Exercise objective. Your task is to retype the lines between the line with "Clone this chart in matplotlib." and the line with "0.489, 0.487, 0.485]", inclusive. Copy no pictures and no other lines.

Materials provided.
• • • • •

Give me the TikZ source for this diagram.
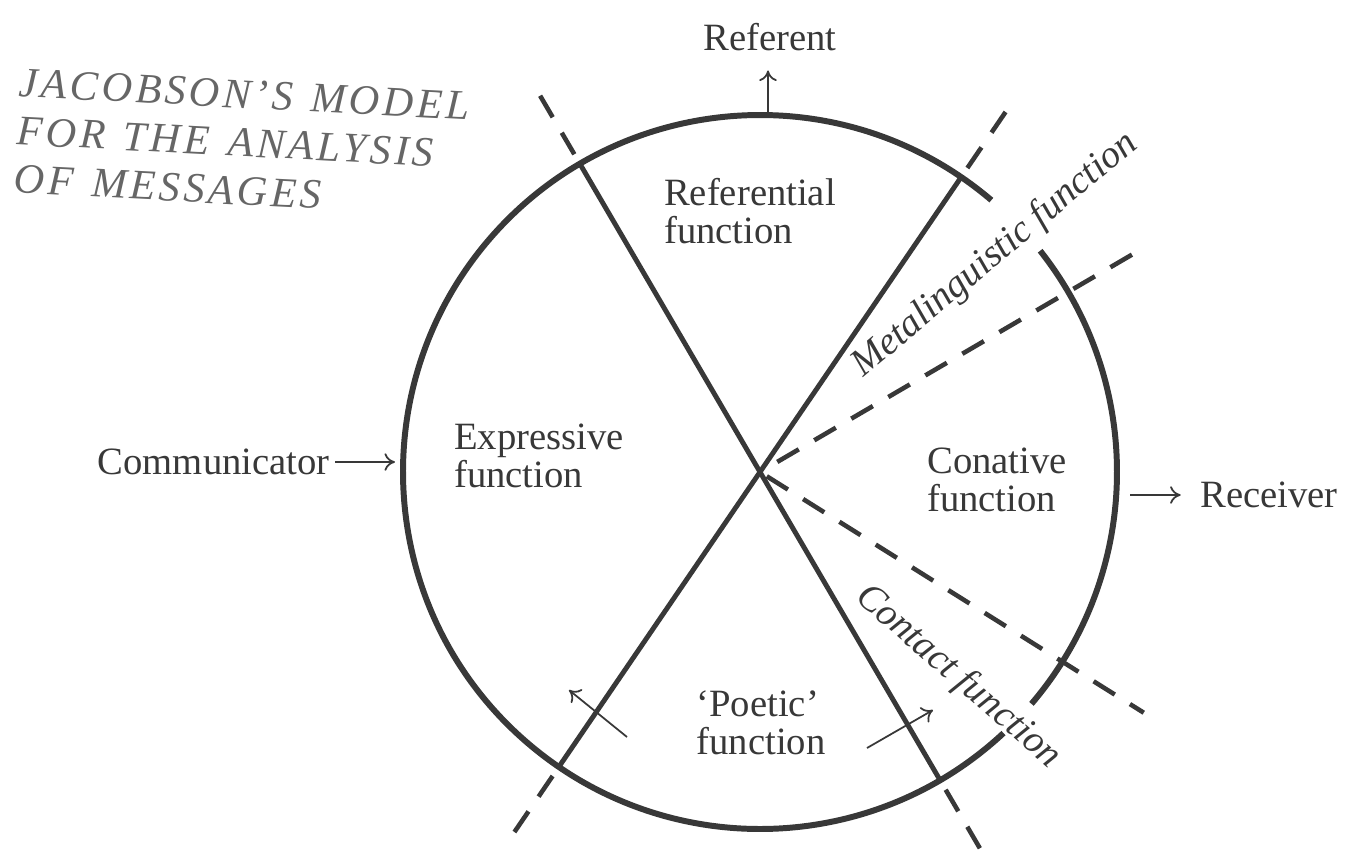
\documentclass[tikz,border=0pt]{standalone}
\usepackage{fontspec}
\setmainfont{Liberation Serif}
\newfontfamily\titlefont[LetterSpace=8, WordSpace=1.3]{Liberation Serif}
\usetikzlibrary{arrows.meta}
\definecolor{ink}{gray}{0.22}
\definecolor{titleink}{gray}{0.40}

\begin{document}
\begin{tikzpicture}[x=0.02cm, y=0.02cm,
    lab/.style={inner sep=0pt, text=ink, align=left, font=\fontsize{22}{21.5}\selectfont},
    slab/.style={lab, font=\fontsize{22}{21.5}\selectfont\itshape},
    rim/.style={ink, line width=3.4pt},
    cut/.style={ink, line width=2.8pt},
    cutdash/.style={ink, line width=2.6pt, dash pattern=on 14.2pt off 10.2pt},
    arr/.style={ink, line width=1pt, -{To[length=6pt, width=10pt]}}]
    \useasboundingbox (-760, -381) rectangle (604, 472);
    \coordinate (O) at (0, 0);

    \node (title) at (-740, 404) [anchor=north west, rotate=-3, inner sep=0pt, text=titleink, align=left,
        font=\titlefont\fontsize{24}{27.5}\selectfont\itshape] {JACOBSON’S MODEL\\FOR THE ANALYSIS\\OF MESSAGES};

    \draw[rim] (49.6:357) arc[start angle=49.6, end angle=313, radius=357];
    \draw[rim] (-40.5:357) arc[start angle=-40.5, end angle=38.3, radius=357];

    \foreach \a in {120.3, 55.7}
        \draw[cut] (\a:357) -- (\a+180:357);
    \foreach \a in {120.3, -59.7, 55.7, 235.7}
        \draw[cutdash] (\a:368) -- (\a:436);
    \draw[cutdash] (30.3:20) -- (30.3:446);
    \draw[cutdash] (-32.1:8) -- (-32.1:453);

    \node (referential) at (-10, 261) [lab] {Referential\\function};
    \node (expressive) at (-221, 16) [lab] {Expressive\\function};
    \node (conative) at (237, -8) [lab] {Conative\\function};
    \node (poetic) at (1, -251) [lab] {‘Poetic’\\function};
    \node (metaling) at (235, 217) [slab, rotate=40] {Metalinguistic function};
    \node (contact) at (198, -205) [slab, rotate=-41] {Contact function};

    \node (referent) at (10, 435) [lab] {Referent};
    \node (communicator) at (-430, 10) [lab, anchor=east] {Communicator};
    \node (receiver) at (440, -23) [lab, anchor=west] {Receiver};

    \coordinate (reftop) at (8, 357);
    \coordinate (commtip) at (-365, 12);
    \coordinate (recvtail) at (370, -23);
    \coordinate (pl1) at (-133, -265);
    \coordinate (pl2) at (-191, -218);
    \coordinate (pr1) at (107, -276);
    \coordinate (pr2) at (173, -238);

    \draw[arr, shorten >=11pt] (reftop) -- (reftop |- referent.south);
    \draw[arr, shorten <=3pt] (communicator.east) -- (communicator.east -| commtip);
    \draw[arr, shorten >=11pt] (recvtail) -- (receiver.west);
    \draw[arr] (pl1) -- (pl2);
    \draw[arr] (pr1) -- (pr2);
\end{tikzpicture}
\end{document}
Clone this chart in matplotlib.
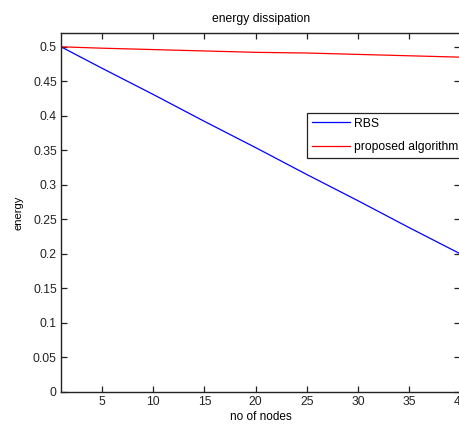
import matplotlib
matplotlib.use("Agg")
import matplotlib.pyplot as plt

# energy per node count, read at the x tick positions
nodes = [1, 5, 10, 15, 20, 25, 30, 35, 40]
rbs = [0.5, 0.469, 0.431, 0.392, 0.354, 0.315, 0.277, 0.238, 0.2]
proposed = [0.5, 0.498, 0.496, 0.494, 0.492, 0.491, 0.489, 0.487, 0.485]

xticks = [5, 10, 15, 20, 25, 30, 35, 40]
yticks = [0, 0.05, 0.1, 0.15, 0.2, 0.25, 0.3, 0.35, 0.4, 0.45, 0.5]
ytick_labels = ['0', '0.05', '0.1', '0.15', '0.2', '0.25', '0.3', '0.35', '0.4', '0.45', '0.5']

plt.rcParams['font.family'] = ['Liberation Sans', 'DejaVu Sans']

fig = plt.figure(figsize=(4.6, 4.29), dpi=100)
ax = fig.add_axes([61 / 460, 37 / 429, 399.5 / 460, 359 / 429])

ax.plot(nodes, rbs, color='#0000ff', lw=0.9, label='RBS')
ax.plot(nodes, proposed, color='#ff0000', lw=0.9, label='proposed algorithm')

ax.set_xlim(1, 40)
ax.set_ylim(0, 0.52)
ax.set_xticks(xticks)
ax.set_yticks(yticks)
ax.set_yticklabels(ytick_labels)
ax.tick_params(direction='in', length=4, width=0.9, top=True, right=True,
               labelsize=8.7, colors='#222222', pad=3)
for s in ax.spines.values():
    s.set_linewidth(1.0)
    s.set_color('#222222')

ax.set_title('energy dissipation', fontsize=8.7, pad=8)
ax.set_xlabel('no of nodes', fontsize=8.5, labelpad=2)
ax.set_ylabel('energy', fontsize=8, labelpad=7)

leg = ax.legend(loc='upper left', bbox_to_anchor=(0.616, 0.777), borderaxespad=0,
                fontsize=8.7, fancybox=False, edgecolor='#222222', framealpha=1,
                handlelength=3.2, handletextpad=0.3, labelspacing=0.95, borderpad=0.38)
leg.get_frame().set_linewidth(0.9)

fig.savefig('out.png', dpi=100)
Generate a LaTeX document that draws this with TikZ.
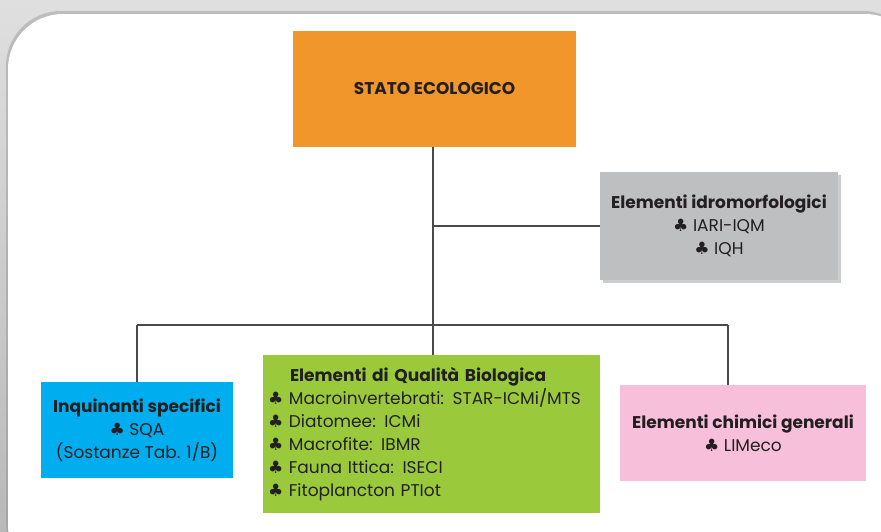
\documentclass[tikz,border=0pt]{standalone}
\usepackage{fontspec}
\setmainfont{Poppins}
\newfontfamily\clubfont{DejaVu Sans}
\usepackage{tikz}
\usetikzlibrary{shadows}

\definecolor{arancio}{HTML}{F0962A}
\definecolor{grigio}{HTML}{BEBFC1}
\definecolor{azzurro}{HTML}{00AEEF}
\definecolor{verde}{HTML}{9ACA3C}
\definecolor{rosa}{HTML}{F7BFD9}
\definecolor{testo}{HTML}{231F20}
\definecolor{linea}{HTML}{4A4A4A}

\newcommand{\fiore}{{\clubfont ♣}}

\tikzset{
  box/.style={draw=none, inner sep=4pt, text=testo, align=center,
    font=\fontsize{17}{23}\selectfont},
  ramo/.style={draw=linea, line width=1.8pt}
}

\begin{document}
\begin{tikzpicture}[x=1pt,y=-1pt]
        \useasboundingbox (0,0) rectangle (881,531);
        \shade[top color=gray!25, bottom color=gray!55] (0,0) rectangle (881,531);
        \fill[white, rounded corners=55pt, drop shadow={opacity=0.35, shadow xshift=-2pt, shadow yshift=3pt}] (8,14) rectangle (920,580);

        \node[box, fill=arancio, minimum width=283pt, minimum height=116pt] (stato) at (434.5,89) {\textbf{STATO ECOLOGICO}};
        \node[box, fill=grigio, minimum width=238pt, minimum height=108pt, drop shadow={opacity=0.4}] (idro) at (719,226)
          {\textbf{Elementi idromorfologici}\\ \fiore{} IARI-IQM\\ \fiore{} IQH};
        \node[box, fill=azzurro, minimum width=192pt, minimum height=96pt] (inq) at (137,430)
          {\textbf{Inquinanti specifici}\\ \fiore{} SQA\\ (Sostanze Tab. 1/B)};
        \node[box, fill=verde, minimum width=337pt, minimum height=158pt, align=left, text width=327pt] (bio) at (431.5,434)
          {\hspace*{22pt}\textbf{Elementi di Qualità Biologica}\\
           \fiore{} Macroinvertebrati: STAR-ICMi/MTS\\
           \fiore{} Diatomee: ICMi\\
           \fiore{} Macrofite: IBMR\\
           \fiore{} Fauna Ittica: ISECI\\
           \fiore{} Fitoplancton PTIot};
        \node[box, fill=rosa, minimum width=246pt, minimum height=96pt] (chim) at (743,433)
          {\textbf{Elementi chimici generali}\\ \fiore{} LIMeco};

        \coordinate (nodo) at (433,226);
        \coordinate (sx) at (137,325);
        \coordinate (dx) at (728,325);

        \draw[ramo] (stato.south -| nodo) -- (bio.north -| nodo);
        \draw[ramo] (nodo) -- (idro.west);
        \draw[ramo] (sx) -- (dx);
        \draw[ramo] (sx) -- (inq.north);
        \draw[ramo] (dx) -- (chim.north -| dx);
    \end{tikzpicture}
\end{document}
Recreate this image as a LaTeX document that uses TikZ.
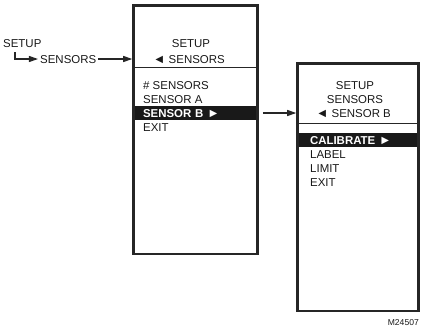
\documentclass[tikz,border=0pt]{standalone}
\usepackage{fontspec}
\setmainfont{Liberation Sans}
\usetikzlibrary{arrows.meta}

\newcommand{\tril}{{\fontsize{12.5}{12}\selectfont ◄}}
\newcommand{\trir}{{\fontsize{12.5}{12}\selectfont ►}}

\begin{document}
\begin{tikzpicture}[x=1bp, y=-1bp,
        t/.style={inner sep=0pt, text height=8.2bp, text depth=0pt,
          font=\fontsize{11.5}{13}\selectfont, text=black!90},
        tl/.style={t, anchor=west},
        menu/.style={draw=black!85, line width=2.5bp, inner sep=0pt},
        sel/.style={t, fill=black!90, text=white, font=\fontsize{11.5}{13}\selectfont\bfseries,
          inner xsep=8bp, inner ysep=2.9bp, align=left},
        arr/.style={draw=black!85, line width=1.1bp, -{Triangle[length=9bp, width=6bp]}}]

      \useasboundingbox (0,0) rectangle (423,328);

      % entry
      \node[tl] (setup) at (3,43) {SETUP};
      \node[tl] (sens) at (40,59) {SENSORS};

      % menu 1
      \node[menu, minimum width=124bp, minimum height=248.5bp] (menuA) at (195.5,129.75) {};
      \draw[draw=black!85, line width=.9bp] (menuA.west |- 0,67) -- (menuA.east |- 0,67);
      \node[t] (a0) at (191,43) {SETUP};
      \node[t] (a1) at (189,59) {\tril\ SENSORS};
      \node[tl] (a2) at (143,85) {\# SENSORS};
      \node[tl] (a3) at (143,99) {SENSOR A};
      \node[sel, text width=105bp] (a4) at (195.5,113) {SENSOR B \trir};
      \node[tl] (a5) at (143,127) {EXIT};

      % menu 2
      \node[menu, minimum width=121bp, minimum height=247.5bp] (menuB) at (358,187.25) {};
      \draw[draw=black!85, line width=.9bp] (menuB.west |- 0,123) -- (menuB.east |- 0,123);
      \node[t] (b0) at (355,85) {SETUP};
      \node[t] (b1) at (355,99) {SENSORS};
      \node[t] (b2) at (353.5,113) {\tril\ SENSOR B};
      \node[sel, inner xsep=11bp, text width=96bp] (b3) at (358,140) {CALIBRATE \trir};
      \node[tl] (b4) at (310,154) {LABEL};
      \node[tl] (b5) at (310,168) {LIMIT};
      \node[tl] (b6) at (310,182) {EXIT};

      % arrows
      \draw[arr] ([xshift=12bp, yshift=-5bp]setup.south west) |- ([xshift=-2bp]sens.west);
      \draw[arr] ([xshift=2bp]sens.east) -- (sens -| menuA.west);
      \draw[arr] ([xshift=4bp]menuA.east |- a4) -- (a4 -| menuB.west);

      \node[t, anchor=east, font=\fontsize{8.6}{9}\selectfont, text height=6.2bp] (code) at (419,322) {M24507};
    \end{tikzpicture}
\end{document}
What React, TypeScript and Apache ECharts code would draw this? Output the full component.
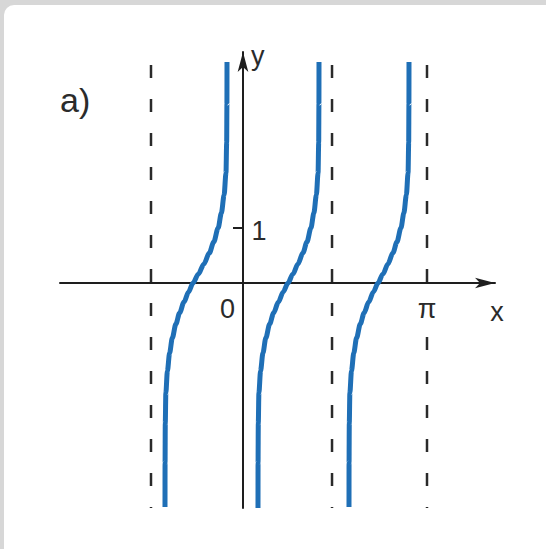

• • • • •

Response below.
Clone this chart in matplotlib.
import matplotlib
matplotlib.use("Agg")
import matplotlib.pyplot as plt

# energy per node count, read at the x tick positions
nodes = [1, 5, 10, 15, 20, 25, 30, 35, 40]
rbs = [0.5, 0.469, 0.431, 0.392, 0.354, 0.315, 0.277, 0.238, 0.2]
proposed = [0.5, 0.498, 0.496, 0.494, 0.492, 0.491, 0.489, 0.487, 0.485]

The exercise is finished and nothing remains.